Owner Danny Caine is pictured in The Raven’s new children’s book section. The children’s section in the new store is significantly larger than what was in the old store.

Caine bought the bookstore five years ago and sold 49% of its ownership to employees in January. As it stands, there are seven of those employee-owners, and Caine said they and the store’s 14 other booksellers have all played key roles in making the Raven an award-winning business.

Caine passed along a message that one of those employee-owners, children’s manager Mary Wahlmeier Bracciano, shared Tuesday after learning the Raven had won the award.

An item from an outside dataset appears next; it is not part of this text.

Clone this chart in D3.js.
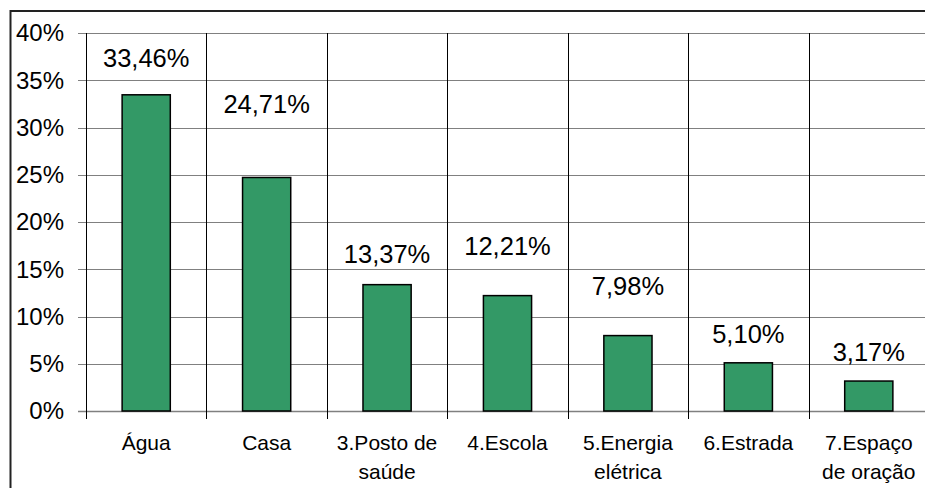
<!DOCTYPE html>
<html>
<head>
<meta charset="utf-8">
<script src="https://cdn.jsdelivr.net/npm/d3@7"></script>
<style>
  html, body { margin: 0; padding: 0; background: #fff; }
  #chart { width: 925px; height: 488px; overflow: hidden; }
  text { font-family: "Liberation Sans", Arial, sans-serif; }
</style>
</head>
<body>
<div id="chart"></div>
<script>
// Chart data
const categories = [
  ["Água"],
  ["Casa"],
  ["3.Posto de", "saúde"],
  ["4.Escola"],
  ["5.Energia", "elétrica"],
  ["6.Estrada"],
  ["7.Espaço", "de oração"],
];
const values = [33.46, 24.71, 13.37, 12.21, 7.98, 5.1, 3.17];
// where each value label sits, in % units (labels were placed by hand)
const labelAt = [36.4, 31.5, 15.7, 16.5, 12.3, 7.2, 5.3];
const yTicks = [0, 5, 10, 15, 20, 25, 30, 35, 40];

const width = 925;
const height = 488;
// plot area runs past the right edge of the picture
const plot = { left: 86, right: 929, top: 33, bottom: 411 };

const svg = d3
  .select("#chart")
  .append("svg")
  .attr("width", width)
  .attr("height", height);

const x = d3
  .scaleBand()
  .domain(d3.range(values.length))
  .range([plot.left, plot.right])
  .paddingInner(0)
  .paddingOuter(0);

const y = d3.scaleLinear().domain([0, 40]).range([plot.bottom, plot.top]);

const fmt = (v) => v.toFixed(2).replace(".", ",") + "%";

// ── Outer frame (only left and top are in view) ──
svg
  .append("path")
  .attr("d", `M 10.5 ${height} L 10.5 11 L ${width} 11`)
  .attr("fill", "none")
  .attr("stroke", "#222")
  .attr("stroke-width", 2);

// ── Horizontal gridlines + y ticks ──
svg
  .append("g")
  .selectAll("line")
  .data(yTicks)
  .join("line")
  .attr("x1", plot.left - 8)
  .attr("x2", plot.right)
  .attr("y1", (d) => Math.round(y(d)) + 0.5)
  .attr("y2", (d) => Math.round(y(d)) + 0.5)
  .attr("stroke", "#808080")
  .attr("stroke-width", (d) => (d === 0 ? 1.5 : 1));

svg
  .append("g")
  .selectAll("text")
  .data(yTicks)
  .join("text")
  .attr("x", 64)
  .attr("y", (d) => y(d))
  .attr("dy", "0.35em")
  .attr("text-anchor", "end")
  .attr("font-size", "24px")
  .attr("fill", "#000")
  .text((d) => d + "%");

// ── Vertical gridlines at category boundaries ──
const bounds = d3.range(values.length + 1).map((i) =>
  i < values.length ? x(i) : x(values.length - 1) + x.bandwidth()
);

svg
  .append("g")
  .selectAll("line")
  .data(bounds)
  .join("line")
  .attr("x1", (d) => Math.round(d) + 0.5)
  .attr("x2", (d) => Math.round(d) + 0.5)
  .attr("y1", plot.top)
  .attr("y2", plot.bottom + 8)
  .attr("stroke", "#000")
  .attr("stroke-width", 1);

// ── Bars ──
const barW = x.bandwidth() * 0.4;

svg
  .append("g")
  .selectAll("rect")
  .data(values)
  .join("rect")
  .attr("x", (d, i) => x(i) + (x.bandwidth() - barW) / 2)
  .attr("y", (d) => y(d))
  .attr("width", barW)
  .attr("height", (d) => plot.bottom - y(d))
  .attr("fill", "#339966")
  .attr("stroke", "#000")
  .attr("stroke-width", 1.5);

// ── Value labels ──
svg
  .append("g")
  .selectAll("text")
  .data(values)
  .join("text")
  .attr("x", (d, i) => x(i) + x.bandwidth() / 2)
  .attr("y", (d, i) => y(labelAt[i]))
  .attr("text-anchor", "middle")
  .attr("font-size", "25.5px")
  .attr("fill", "#000")
  .text((d) => fmt(d));

// ── Category labels ──
const catText = svg
  .append("g")
  .selectAll("text")
  .data(categories)
  .join("text")
  .attr("x", (d, i) => x(i) + x.bandwidth() / 2)
  .attr("y", 450)
  .attr("text-anchor", "middle")
  .attr("font-size", "21px")
  .attr("fill", "#000");

catText
  .selectAll("tspan")
  .data((d) => d)
  .join("tspan")
  .attr("x", function () {
    return this.parentNode.getAttribute("x");
  })
  .attr("dy", (d, i) => (i === 0 ? 0 : 29))
  .text((d) => d);
</script>
</body>
</html>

“In my experience, growing up in Kansas means being made to feel insignificant, inferior and ill-informed,” Wahlmeier Bracciano said. “Being a part of the Raven has made me realize that Kansas is beautiful, Kansas is special, and if people like us stick around, Kansas will be a better place. This award is for everyone who’s ever worked at the Raven, for all of our customers — especially our regulars, many of whom are treasured friends — and for our wonderful cats, Dashiell and Ngaio.”

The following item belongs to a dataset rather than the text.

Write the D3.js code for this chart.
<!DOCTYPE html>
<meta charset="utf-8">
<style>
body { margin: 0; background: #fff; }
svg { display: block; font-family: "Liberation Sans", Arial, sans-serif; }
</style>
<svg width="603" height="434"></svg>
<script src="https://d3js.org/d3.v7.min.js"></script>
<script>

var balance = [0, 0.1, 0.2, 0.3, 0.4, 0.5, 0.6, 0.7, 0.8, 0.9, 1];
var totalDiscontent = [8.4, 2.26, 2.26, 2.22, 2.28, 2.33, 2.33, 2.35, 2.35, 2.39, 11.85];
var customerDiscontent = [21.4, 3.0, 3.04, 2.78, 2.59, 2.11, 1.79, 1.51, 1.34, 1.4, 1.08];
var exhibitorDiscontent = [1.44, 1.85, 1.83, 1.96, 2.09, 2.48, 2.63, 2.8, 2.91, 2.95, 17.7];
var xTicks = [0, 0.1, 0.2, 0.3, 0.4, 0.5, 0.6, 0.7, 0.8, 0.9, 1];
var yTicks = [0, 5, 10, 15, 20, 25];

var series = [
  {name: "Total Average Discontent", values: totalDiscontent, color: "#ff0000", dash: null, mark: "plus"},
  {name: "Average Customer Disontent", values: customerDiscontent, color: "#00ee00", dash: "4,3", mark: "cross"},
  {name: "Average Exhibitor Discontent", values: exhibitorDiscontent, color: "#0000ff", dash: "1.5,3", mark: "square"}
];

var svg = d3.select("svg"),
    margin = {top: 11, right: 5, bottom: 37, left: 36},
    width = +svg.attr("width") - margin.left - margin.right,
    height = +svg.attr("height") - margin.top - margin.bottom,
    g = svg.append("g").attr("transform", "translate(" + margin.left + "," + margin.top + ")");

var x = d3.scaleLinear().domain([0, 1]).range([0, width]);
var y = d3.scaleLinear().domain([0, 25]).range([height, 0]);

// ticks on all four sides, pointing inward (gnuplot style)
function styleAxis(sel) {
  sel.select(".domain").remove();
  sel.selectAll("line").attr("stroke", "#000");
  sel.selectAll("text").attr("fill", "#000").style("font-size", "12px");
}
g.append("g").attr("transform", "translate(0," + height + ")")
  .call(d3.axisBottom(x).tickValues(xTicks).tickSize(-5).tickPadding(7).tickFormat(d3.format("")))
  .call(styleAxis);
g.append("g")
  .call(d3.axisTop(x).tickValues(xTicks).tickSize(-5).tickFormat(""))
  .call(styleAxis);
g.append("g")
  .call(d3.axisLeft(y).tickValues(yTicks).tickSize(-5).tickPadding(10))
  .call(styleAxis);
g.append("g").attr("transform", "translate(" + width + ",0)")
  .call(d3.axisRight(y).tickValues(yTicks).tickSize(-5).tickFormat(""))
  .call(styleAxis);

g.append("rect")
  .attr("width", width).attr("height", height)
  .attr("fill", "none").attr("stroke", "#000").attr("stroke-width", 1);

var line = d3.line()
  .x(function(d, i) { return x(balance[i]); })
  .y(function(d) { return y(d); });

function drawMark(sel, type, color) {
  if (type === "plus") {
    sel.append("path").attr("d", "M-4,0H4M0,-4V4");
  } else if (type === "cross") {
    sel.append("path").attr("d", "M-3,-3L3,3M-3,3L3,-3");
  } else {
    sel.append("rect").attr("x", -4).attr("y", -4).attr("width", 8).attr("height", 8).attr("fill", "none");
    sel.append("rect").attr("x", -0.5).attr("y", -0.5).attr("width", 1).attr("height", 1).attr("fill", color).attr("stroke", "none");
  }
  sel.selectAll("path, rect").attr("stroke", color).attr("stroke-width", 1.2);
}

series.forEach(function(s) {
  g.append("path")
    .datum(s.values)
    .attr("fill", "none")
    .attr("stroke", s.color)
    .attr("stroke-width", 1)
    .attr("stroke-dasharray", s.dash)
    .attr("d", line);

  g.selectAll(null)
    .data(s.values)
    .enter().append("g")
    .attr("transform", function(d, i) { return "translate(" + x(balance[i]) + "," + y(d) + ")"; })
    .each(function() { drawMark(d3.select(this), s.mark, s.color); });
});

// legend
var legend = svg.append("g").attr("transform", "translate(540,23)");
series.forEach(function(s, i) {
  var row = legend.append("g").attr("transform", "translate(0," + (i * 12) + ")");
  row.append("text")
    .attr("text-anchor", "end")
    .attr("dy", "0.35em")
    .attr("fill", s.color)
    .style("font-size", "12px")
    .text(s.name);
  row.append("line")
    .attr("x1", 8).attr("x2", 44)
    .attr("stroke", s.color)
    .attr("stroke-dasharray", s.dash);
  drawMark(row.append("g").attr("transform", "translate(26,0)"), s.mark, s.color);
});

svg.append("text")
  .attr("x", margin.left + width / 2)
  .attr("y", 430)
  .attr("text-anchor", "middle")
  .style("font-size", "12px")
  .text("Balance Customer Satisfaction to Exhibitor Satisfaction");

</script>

An award like this doesn’t happen in a vacuum, though. Caine said everyone at the store owes it not just to their present-day work but also to the foundation set by its former owners: Pat Kehde and Mary Lou Wright, who owned the Raven from 1987 to 2008, and Heidi Raak, who owned the Raven from 2008 to 2017.

“… There was 30 years of hard work before I got here, and all the previous owners understood that, too,” Caine said. “We’re just hoping to continue their legacy of community-building.”

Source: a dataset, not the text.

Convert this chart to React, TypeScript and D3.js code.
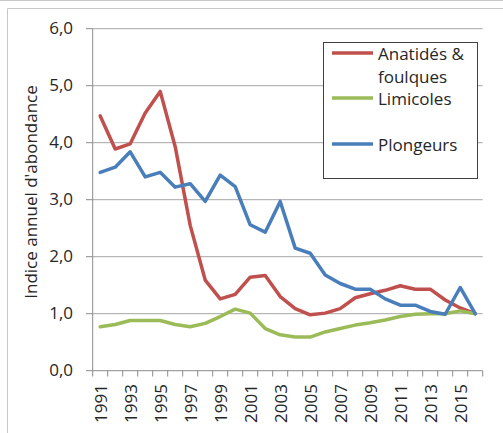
import React from "react";
import * as d3 from "d3";

const years: number[] = [1991,1992,1993,1994,1995,1996,1997,1998,1999,2000,2001,2002,2003,2004,2005,2006,2007,2008,2009,2010,2011,2012,2013,2014,2015,2016];
const anatides: number[] = [4.47,3.89,3.98,4.52,4.9,3.93,2.55,1.59,1.26,1.34,1.64,1.67,1.3,1.09,0.98,1.01,1.09,1.28,1.35,1.41,1.49,1.43,1.43,1.24,1.1,1.0];
const limicoles: number[] = [0.77,0.81,0.88,0.88,0.88,0.81,0.77,0.83,0.95,1.08,1.01,0.74,0.63,0.59,0.59,0.68,0.74,0.8,0.84,0.89,0.95,0.99,1.0,1.0,1.05,1.0];
const plongeurs: number[] = [3.48,3.57,3.84,3.4,3.48,3.22,3.28,2.97,3.43,3.23,2.56,2.43,2.97,2.15,2.06,1.68,1.53,1.43,1.43,1.26,1.15,1.15,1.04,0.99,1.46,1.0];
const yTicks: number[] = [0,1,2,3,4,5,6];
const seriesNames: string[][] = [["Anatidés &", "foulques"], ["Limicoles"], ["Plongeurs"]];
const seriesColors: string[] = ["#C0504D", "#9BBB59", "#4A7EBB"];

const W = 503, H = 433;
const FONT = "'Open Sans', sans-serif";

export default function App() {
  const x = d3.scaleBand<number>().domain(years).range([92.7, 482.7]).padding(0);
  const y = d3.scaleLinear().domain([0, 6]).range([370.7, 28.7]);
  const cx = (yr: number) => (x(yr) as number) + x.bandwidth() / 2;
  const line = d3.line<number>().x((_, i) => cx(years[i])).y((v) => y(v));
  const series = [anatides, limicoles, plongeurs];
  const fmt = (v: number) => v.toFixed(1).replace(".", ",");
  const boundaries = d3.range(years.length + 1).map((k) => 92.7 + k * x.bandwidth());
  const legendRowsY = [53, 98, 144];

  return (
    <svg width={W} height={H} style={{ position: "absolute", left: 0, top: 0, background: "#fff" }}>
      <rect x={0} y={0} width={W} height={H} fill="#fff" />
      <line x1={0} x2={W} y1={0.5} y2={0.5} stroke="#c8c8c8" />
      <path d={`M7.5,${H} V8.5 H${W}`} fill="none" stroke="#c8c8c8" />
      {yTicks.map((t) => (
        <g key={t}>
          {t > 0 && <line x1={92.7} x2={482.7} y1={y(t)} y2={y(t)} stroke="#a6a6a6" strokeWidth={1} />}
          <line x1={86} x2={92.7} y1={y(t)} y2={y(t)} stroke="#8c8c8c" strokeWidth={1} />
          <text x={73} y={y(t)} dy="-0.05em" dominantBaseline="central" textAnchor="end" fontFamily={FONT} fontSize={17} fill="#262626">{fmt(t)}</text>
        </g>
      ))}
      <line x1={92.7} x2={92.7} y1={28.7} y2={370.7} stroke="#8c8c8c" />
      <line x1={92.7} x2={482.7} y1={370.7} y2={370.7} stroke="#8c8c8c" />
      {boundaries.map((b, i) => (
        <line key={i} x1={b} x2={b} y1={370.7} y2={376.5} stroke="#8c8c8c" />
      ))}
      {years.filter((_, i) => i % 2 === 0).map((yr) => (
        <text key={yr} transform={`translate(${cx(yr)},384) rotate(-90)`} textAnchor="end" dominantBaseline="central" fontFamily={FONT} fontSize={17} fill="#262626">{yr}</text>
      ))}
      <text transform={`translate(30,192) rotate(-90)`} textAnchor="middle" dominantBaseline="central" fontFamily={FONT} fontSize={17} fill="#262626">Indice annuel d'abondance</text>
      {series.map((s, i) => (
        <path key={i} d={line(s) as string} fill="none" stroke={seriesColors[i]} strokeWidth={3.5} strokeLinejoin="round" strokeLinecap="round" />
      ))}
      <rect x={323.5} y={42.5} width={154} height={136} fill="#fff" stroke="#404040" strokeWidth={1} />
      {seriesNames.map((names, i) => (
        <g key={i}>
          <line x1={332} x2={373} y1={legendRowsY[i]} y2={legendRowsY[i]} stroke={seriesColors[i]} strokeWidth={3.5} />
          {names.map((n, j) => (
            <text key={j} x={378} y={legendRowsY[i] + 7 + j * 23} fontFamily={FONT} fontSize={17} fill="#262626">{n}</text>
          ))}
        </g>
      ))}
    </svg>
  );
}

It’s a time to stop and celebrate, but Caine said the work is never done. As for what’s next, Caine said everyone at the Raven is working hard to make the store and the world a better place. To that end, he noted a few goals for the future. Long term, he said the store will continue to settle in at its new location at 809 Massachusetts St. and build on its employee ownership structure.

But in the more immediate future, Caine said the Raven plans to have a voice in the conversation about reproductive rights in Kansas. In the shop proper, Caine said there’s been an expansion to the store’s children’s book and genre fiction sections, and the hope is to keep building on that growth.

“It’s another chapter in a really long story,” Caine said. “The story of the Raven in Lawrence is a really wonderful story; we’re happy to play a small part in this chapter of it.”

photo by: Nick Krug

Raven Book Store owner Danny Caine is pictured with one of the shop’s cats in this file photo from 2017.